Dopo l’intervento di Chiappini, che ha spiegato il fondamentale ruolo informativo e didattico dello Yad Vashem di Gerusalemme, ha portato la sua testimonianza Cesare Finzi, scampato al campo di concentramento, la cui storia abbiamo raccontato nel numero del 13 settembre scorso e accennato – legato alla profumeria di famiglia (presente nella mostra “Ferrara ebraica” ancora visitabile al MEIS) – in quello del 22 novembre scorso.
Finzi nel suo racconto ha mostrato anche una foto della sua classe del ’36, quando aveva 6 anni, e una dell’autodenuncia, in quanto ebrei – ai tempi, obbligatoria – dei genitori: “hanno dovuto autodenunciare se stessi e i propri figli come ebrei, quindi come esseri inferiori”, ha spiegato.
Fra gli aneddoti, “il viso viola di rabbia di Giorgio Bassani quando – già escluso dal Tennis Club Marfisa in quanto ebreo – sentiva il rumore delle palline da tennis nel campo vicino”, o i documenti falsi che lui e i famigliari erano riusciti ad avere una volta fuggiti a Gabicce, nel ’43, dove il cognome era stato trasformato in “Franzi”. Traumi non da poco, per un 13enne, costretto a dover “rinnegare” il proprio nome, dunque la propria più profonda identità.

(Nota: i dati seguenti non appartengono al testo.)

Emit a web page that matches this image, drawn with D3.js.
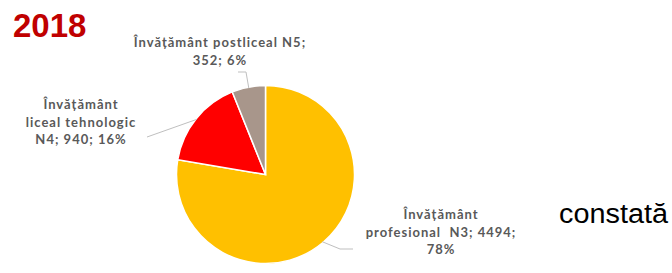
<!DOCTYPE html>
<html><head><meta charset="utf-8">
<script src="https://cdn.jsdelivr.net/npm/d3@7"></script>
<style>body{margin:0;background:#fff}svg{display:block}text{white-space:pre}</style>
</head><body>
<script>
const categories = ["Învățământ profesional  N3", "Învățământ liceal tehnologic N4", "Învățământ postliceal N5"];
const values = [4494, 940, 352];
const percents = ["78%", "16%", "6%"];
const colors = ["#FFC000", "#FF0000", "#A8968B"];
const title = "2018";
const sideText = "constată";

const W = 672, H = 273;
const svg = d3.select("body").append("svg").attr("width", W).attr("height", H);
const cx = 265.5, cy = 174.5, r = 89;

const pie = d3.pie().sort(null).value(d => d)(values);
const arc = d3.arc().innerRadius(0).outerRadius(r);
const g = svg.append("g").attr("transform", `translate(${cx},${cy})`);
g.selectAll("path").data(pie).join("path")
  .attr("d", arc).attr("fill", (d, i) => colors[i])
  .attr("stroke", "#fff").attr("stroke-width", 1.5);

// leader lines: from slice edge outward
const labelAnchors = [[353 - cx, 249 - cy], [147 - cx, 137 - cy], [245 - cx, 72 - cy]];
const elbows = [[340 - cx, 249 - cy], null, [246 - cx, 72 - cy]];
const outer = d3.arc().innerRadius(r - 1).outerRadius(r - 1);
pie.forEach((d, i) => {
  const p0 = outer.centroid(d);
  const pts = [p0];
  if (elbows[i]) pts.push(elbows[i]);
  pts.push(labelAnchors[i]);
  if (i === 2) pts.push([238 - cx, 72 - cy]);
  g.append("path").attr("d", d3.line()(pts))
    .attr("fill", "none").attr("stroke", "#bfbfbf").attr("stroke-width", 1);
});

const lblFont = "'Lato', 'DejaVu Sans', sans-serif";
function label(lines, x, y0, dy) {
  const t = svg.append("text").attr("text-anchor", "middle")
    .attr("font-family", lblFont).attr("font-weight", "bold")
    .attr("font-size", 13).attr("letter-spacing", 1).attr("fill", "#595959");
  lines.forEach((s, k) => t.append("tspan").attr("x", x).attr("y", y0 + k * dy).text(s));
}
label([categories[2] + ";", values[2] + "; " + percents[2]], 220, 47, 18);
label(["Învățământ", "liceal tehnologic", "N4; " + values[1] + "; " + percents[1]], 81, 109, 17.5);
label(["Învățământ", "profesional  N3; " + values[0] + ";", percents[0]], 441, 219, 17.5);

svg.append("text").attr("x", 13).attr("y", 37)
  .attr("font-family", "'Liberation Sans', Arial, sans-serif").attr("font-weight", "bold")
  .attr("font-size", 33).attr("fill", "#C00000").text(title);

svg.append("text").attr("x", 559).attr("y", 223)
  .attr("font-family", "'Liberation Sans', Arial, sans-serif")
  .attr("font-size", 27).attr("fill", "#000")
  .attr("textLength", 109).attr("lengthAdjust", "spacingAndGlyphs").text(sideText);
</script>
</body></html>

Il 16 gennaio Furio Colombo a Ferrara
Il 16 gennaio al MEIS è in programma un’intera giornata di incontri:
ore 10: “Dalle carte le vite. Gli archivi raccontano gli effetti delle leggi razziste del 1938”. Progetto nato dal Fondo Egeli della Compagnia di San Paolo, a cura della Fondazione 1563 per l’Arte e la Cultura.
Intervengono: Walter Barberis, Elisabetta Ballaira, Piero Gastaldo.
Ore 16: Inaugurazione della mostra “1938: L’umanità negata”. Lancio del progetto didattico con il MIUR sulle leggi razziali, la Shoah e l’antisemitismo.
Ore 18.30, Ridotto del Teatro Comunale: “20 anni dalla Legge della Memoria: riflessioni per il futuro”, con Furio Colombo, promotore della Legge, in collaborazione con Istituto di Storia Contemporanea di Ferrara.